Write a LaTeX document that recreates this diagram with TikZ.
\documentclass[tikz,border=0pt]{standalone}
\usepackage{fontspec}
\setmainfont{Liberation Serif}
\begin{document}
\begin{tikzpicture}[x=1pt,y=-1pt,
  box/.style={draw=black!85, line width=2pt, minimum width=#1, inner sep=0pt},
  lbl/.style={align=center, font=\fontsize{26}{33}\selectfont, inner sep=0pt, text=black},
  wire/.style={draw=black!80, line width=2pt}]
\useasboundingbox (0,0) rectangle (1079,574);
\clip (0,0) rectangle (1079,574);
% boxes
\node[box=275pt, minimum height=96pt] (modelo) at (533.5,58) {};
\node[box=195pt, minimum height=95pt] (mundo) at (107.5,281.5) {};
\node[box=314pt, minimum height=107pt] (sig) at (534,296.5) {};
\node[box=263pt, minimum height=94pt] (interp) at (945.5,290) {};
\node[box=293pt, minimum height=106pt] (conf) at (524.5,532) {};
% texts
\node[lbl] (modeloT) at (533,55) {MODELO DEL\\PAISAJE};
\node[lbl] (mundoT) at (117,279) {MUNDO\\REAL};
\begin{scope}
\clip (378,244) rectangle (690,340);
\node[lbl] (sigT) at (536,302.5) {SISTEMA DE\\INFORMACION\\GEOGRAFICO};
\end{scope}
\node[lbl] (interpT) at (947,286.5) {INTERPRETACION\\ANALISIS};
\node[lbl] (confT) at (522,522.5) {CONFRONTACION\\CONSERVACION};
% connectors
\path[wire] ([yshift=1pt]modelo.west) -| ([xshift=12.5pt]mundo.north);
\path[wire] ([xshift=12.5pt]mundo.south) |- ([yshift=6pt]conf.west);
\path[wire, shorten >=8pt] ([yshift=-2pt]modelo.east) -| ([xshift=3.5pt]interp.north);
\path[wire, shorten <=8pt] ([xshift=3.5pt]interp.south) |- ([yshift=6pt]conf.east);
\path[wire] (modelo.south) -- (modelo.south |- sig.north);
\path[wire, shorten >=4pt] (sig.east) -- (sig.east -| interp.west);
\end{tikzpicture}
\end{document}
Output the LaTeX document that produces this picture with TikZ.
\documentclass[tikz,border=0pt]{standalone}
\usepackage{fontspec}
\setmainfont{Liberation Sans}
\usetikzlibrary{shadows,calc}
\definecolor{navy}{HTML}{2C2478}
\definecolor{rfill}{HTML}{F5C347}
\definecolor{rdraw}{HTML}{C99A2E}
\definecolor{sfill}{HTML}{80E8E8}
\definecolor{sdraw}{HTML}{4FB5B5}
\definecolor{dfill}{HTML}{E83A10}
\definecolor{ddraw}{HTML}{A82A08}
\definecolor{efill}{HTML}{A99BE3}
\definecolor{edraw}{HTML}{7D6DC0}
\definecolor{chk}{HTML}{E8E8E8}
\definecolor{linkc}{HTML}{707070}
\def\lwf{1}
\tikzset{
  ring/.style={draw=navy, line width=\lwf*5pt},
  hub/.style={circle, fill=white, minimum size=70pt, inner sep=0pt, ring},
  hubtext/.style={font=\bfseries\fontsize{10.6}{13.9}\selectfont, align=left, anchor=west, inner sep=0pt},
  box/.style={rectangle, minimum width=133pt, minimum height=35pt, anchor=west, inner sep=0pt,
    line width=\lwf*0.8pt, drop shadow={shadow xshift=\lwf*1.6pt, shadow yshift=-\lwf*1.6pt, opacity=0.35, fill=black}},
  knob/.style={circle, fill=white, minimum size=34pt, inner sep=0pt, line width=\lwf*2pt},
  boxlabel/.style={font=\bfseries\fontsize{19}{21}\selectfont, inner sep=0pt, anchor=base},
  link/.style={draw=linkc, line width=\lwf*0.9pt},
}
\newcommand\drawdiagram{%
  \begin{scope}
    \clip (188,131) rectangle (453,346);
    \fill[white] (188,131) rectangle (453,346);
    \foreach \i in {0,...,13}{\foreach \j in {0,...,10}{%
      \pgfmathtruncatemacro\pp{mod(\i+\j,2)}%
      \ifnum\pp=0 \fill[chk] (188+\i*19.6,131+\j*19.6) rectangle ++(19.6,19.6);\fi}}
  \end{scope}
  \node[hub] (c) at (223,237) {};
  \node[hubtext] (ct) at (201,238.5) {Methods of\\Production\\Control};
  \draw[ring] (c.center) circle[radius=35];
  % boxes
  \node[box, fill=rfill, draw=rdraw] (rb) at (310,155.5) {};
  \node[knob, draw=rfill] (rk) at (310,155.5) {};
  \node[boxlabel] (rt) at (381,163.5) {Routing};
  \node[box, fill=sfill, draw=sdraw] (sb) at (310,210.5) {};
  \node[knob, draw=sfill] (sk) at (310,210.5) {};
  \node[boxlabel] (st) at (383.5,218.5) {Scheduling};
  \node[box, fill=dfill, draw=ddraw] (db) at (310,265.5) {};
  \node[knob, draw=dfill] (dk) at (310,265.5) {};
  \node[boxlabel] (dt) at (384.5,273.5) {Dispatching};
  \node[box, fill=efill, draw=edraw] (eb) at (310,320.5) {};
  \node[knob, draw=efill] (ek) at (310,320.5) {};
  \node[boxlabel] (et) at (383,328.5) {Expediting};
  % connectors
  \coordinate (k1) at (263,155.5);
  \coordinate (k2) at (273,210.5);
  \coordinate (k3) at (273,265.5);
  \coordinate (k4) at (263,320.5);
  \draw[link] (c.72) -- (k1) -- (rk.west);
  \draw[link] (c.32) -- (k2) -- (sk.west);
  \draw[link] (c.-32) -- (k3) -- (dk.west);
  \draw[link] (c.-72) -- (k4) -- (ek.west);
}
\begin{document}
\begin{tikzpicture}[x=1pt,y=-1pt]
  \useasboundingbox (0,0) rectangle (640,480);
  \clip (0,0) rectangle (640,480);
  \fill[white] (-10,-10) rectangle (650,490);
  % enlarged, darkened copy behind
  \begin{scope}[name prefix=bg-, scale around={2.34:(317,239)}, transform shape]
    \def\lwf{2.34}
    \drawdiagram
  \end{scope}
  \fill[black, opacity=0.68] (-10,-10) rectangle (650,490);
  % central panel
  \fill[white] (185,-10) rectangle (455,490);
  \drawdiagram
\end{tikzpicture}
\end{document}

--

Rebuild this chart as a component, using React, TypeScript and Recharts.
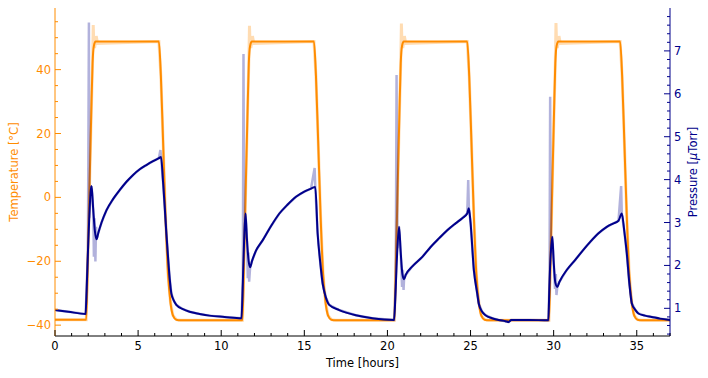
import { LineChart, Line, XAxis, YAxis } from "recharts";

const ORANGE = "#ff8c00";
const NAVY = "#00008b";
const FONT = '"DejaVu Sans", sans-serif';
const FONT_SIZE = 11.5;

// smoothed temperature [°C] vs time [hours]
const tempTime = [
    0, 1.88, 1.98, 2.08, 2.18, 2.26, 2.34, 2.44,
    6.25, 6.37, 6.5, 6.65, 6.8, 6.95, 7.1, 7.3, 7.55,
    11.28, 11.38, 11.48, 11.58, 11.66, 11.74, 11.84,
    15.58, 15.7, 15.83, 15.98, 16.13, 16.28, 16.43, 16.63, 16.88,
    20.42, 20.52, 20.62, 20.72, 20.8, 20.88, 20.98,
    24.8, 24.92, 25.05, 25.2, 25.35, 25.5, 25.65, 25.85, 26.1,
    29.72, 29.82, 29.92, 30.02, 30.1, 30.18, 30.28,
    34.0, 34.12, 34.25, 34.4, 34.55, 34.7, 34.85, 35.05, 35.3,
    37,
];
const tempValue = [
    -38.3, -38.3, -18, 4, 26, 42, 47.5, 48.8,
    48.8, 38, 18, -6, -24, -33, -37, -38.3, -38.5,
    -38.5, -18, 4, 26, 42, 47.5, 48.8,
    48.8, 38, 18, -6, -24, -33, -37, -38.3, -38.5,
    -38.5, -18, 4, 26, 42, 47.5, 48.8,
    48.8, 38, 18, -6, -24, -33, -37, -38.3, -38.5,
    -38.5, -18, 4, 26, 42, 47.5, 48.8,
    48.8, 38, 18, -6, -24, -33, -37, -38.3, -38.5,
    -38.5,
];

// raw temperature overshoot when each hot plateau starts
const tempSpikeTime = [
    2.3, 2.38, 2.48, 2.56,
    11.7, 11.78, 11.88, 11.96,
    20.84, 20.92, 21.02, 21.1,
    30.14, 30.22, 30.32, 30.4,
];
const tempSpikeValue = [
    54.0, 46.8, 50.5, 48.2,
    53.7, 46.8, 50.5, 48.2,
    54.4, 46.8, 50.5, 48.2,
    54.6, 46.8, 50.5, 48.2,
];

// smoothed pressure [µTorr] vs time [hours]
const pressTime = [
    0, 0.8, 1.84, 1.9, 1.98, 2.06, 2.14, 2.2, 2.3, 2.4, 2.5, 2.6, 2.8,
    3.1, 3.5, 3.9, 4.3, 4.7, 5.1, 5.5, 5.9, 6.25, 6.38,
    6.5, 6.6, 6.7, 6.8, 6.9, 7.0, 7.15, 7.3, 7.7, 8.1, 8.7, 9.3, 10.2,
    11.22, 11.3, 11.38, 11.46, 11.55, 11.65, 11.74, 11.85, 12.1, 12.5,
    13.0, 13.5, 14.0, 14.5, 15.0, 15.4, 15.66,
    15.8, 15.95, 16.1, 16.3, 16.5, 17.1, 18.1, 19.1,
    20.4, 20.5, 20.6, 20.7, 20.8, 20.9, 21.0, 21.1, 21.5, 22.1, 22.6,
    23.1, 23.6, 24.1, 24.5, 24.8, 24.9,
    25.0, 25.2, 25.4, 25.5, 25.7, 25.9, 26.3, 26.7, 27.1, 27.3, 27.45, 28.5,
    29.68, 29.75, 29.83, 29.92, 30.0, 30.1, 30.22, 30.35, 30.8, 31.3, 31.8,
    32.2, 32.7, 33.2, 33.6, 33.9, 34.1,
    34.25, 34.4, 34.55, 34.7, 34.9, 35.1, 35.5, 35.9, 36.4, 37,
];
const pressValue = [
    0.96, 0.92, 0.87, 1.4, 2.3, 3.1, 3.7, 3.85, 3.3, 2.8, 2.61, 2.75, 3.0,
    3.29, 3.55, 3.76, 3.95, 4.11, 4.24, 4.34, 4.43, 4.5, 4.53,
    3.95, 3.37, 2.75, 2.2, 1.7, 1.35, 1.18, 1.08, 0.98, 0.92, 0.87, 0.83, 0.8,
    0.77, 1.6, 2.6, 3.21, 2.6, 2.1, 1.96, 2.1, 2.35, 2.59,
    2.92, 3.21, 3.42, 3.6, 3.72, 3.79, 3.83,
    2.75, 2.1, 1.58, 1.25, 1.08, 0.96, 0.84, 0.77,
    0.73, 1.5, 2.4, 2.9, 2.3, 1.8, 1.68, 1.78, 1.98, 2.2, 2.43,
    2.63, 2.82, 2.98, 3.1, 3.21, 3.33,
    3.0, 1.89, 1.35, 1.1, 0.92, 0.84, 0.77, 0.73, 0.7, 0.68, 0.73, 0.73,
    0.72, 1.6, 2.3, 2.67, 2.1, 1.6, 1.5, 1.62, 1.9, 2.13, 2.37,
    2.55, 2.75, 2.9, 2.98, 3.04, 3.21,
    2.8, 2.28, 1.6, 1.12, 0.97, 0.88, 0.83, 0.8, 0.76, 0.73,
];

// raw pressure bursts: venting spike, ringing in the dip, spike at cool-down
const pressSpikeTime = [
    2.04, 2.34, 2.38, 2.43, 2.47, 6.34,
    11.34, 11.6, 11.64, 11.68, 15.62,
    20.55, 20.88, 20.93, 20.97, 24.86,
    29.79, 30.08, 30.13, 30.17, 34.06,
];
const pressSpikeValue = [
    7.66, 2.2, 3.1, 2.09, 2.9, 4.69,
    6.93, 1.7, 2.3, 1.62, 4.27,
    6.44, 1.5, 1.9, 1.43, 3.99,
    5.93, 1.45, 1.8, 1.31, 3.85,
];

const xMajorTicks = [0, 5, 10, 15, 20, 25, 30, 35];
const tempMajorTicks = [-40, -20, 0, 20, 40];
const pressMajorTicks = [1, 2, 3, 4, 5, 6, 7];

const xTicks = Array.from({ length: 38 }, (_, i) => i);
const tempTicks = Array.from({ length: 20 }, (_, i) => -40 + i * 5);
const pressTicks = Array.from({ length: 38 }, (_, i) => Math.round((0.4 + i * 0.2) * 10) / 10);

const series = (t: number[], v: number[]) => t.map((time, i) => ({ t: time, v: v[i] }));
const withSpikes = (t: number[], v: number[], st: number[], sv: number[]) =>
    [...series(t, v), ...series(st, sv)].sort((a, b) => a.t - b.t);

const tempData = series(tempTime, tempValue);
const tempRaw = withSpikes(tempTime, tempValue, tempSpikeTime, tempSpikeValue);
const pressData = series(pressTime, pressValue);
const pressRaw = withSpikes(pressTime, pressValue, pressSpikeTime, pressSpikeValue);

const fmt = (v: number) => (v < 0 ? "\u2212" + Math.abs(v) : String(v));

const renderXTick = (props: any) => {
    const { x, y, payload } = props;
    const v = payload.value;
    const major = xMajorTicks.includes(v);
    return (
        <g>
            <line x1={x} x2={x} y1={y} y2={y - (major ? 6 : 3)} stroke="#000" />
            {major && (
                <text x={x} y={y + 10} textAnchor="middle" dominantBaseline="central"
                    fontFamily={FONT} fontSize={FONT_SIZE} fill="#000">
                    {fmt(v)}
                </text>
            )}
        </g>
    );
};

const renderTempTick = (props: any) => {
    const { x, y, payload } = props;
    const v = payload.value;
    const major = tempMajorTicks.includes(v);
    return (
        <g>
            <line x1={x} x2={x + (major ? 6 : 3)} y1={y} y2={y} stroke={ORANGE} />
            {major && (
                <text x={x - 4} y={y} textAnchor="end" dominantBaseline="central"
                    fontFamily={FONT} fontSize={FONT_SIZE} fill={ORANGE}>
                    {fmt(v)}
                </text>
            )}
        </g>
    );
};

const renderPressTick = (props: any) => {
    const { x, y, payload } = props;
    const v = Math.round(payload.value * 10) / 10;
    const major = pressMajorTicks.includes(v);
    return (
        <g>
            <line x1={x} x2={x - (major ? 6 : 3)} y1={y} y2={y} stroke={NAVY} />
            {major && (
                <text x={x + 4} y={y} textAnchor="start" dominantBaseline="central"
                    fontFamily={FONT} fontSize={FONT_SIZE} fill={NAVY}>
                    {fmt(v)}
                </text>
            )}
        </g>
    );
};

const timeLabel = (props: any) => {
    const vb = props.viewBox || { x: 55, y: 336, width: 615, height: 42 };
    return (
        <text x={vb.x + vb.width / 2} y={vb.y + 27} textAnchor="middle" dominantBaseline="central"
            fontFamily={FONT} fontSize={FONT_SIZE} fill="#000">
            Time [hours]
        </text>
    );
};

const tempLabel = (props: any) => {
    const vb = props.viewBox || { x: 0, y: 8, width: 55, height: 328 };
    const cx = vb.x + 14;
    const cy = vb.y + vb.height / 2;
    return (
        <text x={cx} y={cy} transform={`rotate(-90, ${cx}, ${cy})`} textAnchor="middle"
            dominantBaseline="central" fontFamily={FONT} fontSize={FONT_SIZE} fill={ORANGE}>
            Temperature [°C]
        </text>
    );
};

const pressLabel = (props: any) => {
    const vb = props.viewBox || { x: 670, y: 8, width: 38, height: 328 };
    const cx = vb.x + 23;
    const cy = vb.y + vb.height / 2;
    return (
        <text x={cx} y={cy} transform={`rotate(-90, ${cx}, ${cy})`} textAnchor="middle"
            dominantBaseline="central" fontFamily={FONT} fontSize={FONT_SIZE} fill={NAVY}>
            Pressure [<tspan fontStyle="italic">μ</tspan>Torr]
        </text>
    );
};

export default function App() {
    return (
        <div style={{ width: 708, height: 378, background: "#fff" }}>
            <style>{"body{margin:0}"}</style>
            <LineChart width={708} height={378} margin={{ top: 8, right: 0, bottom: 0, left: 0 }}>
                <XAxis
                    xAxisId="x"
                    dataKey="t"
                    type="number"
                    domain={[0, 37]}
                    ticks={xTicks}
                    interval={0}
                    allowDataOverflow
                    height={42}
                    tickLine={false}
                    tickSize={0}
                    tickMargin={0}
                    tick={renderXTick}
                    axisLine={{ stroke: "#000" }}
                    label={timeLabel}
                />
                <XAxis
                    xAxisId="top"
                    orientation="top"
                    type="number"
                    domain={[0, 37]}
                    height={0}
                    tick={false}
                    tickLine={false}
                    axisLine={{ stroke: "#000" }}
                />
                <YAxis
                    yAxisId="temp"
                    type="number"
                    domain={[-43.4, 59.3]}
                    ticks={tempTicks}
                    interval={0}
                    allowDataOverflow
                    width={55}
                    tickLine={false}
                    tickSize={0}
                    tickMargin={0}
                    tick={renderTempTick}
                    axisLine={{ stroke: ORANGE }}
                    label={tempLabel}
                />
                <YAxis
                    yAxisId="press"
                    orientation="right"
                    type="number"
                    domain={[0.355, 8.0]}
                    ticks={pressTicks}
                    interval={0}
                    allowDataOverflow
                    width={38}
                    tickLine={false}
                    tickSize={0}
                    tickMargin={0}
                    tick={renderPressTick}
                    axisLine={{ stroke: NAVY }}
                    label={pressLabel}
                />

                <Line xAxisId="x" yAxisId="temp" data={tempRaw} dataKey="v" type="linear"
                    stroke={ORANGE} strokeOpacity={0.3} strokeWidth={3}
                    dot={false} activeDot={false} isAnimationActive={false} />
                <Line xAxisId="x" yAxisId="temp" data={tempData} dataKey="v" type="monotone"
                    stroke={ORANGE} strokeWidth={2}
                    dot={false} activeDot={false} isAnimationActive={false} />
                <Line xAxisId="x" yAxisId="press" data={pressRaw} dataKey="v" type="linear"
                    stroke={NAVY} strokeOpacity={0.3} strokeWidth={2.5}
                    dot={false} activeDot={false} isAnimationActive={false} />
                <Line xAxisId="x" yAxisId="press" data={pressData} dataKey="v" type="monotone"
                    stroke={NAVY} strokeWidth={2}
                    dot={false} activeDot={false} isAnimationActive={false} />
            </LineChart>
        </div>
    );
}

== Goal of the exercise ==
Everything from the line that contains "Rebuild this chart" down to the line that contains "const FONT_SIZE = 11.5;" should be written out exactly, end lines too, minus the pictures.

== Solution to the problem ==
Rebuild this chart as a component, using React, TypeScript and Recharts.
import { LineChart, Line, XAxis, YAxis } from "recharts";

const ORANGE = "#ff8c00";
const NAVY = "#00008b";
const FONT = '"DejaVu Sans", sans-serif';
const FONT_SIZE = 11.5;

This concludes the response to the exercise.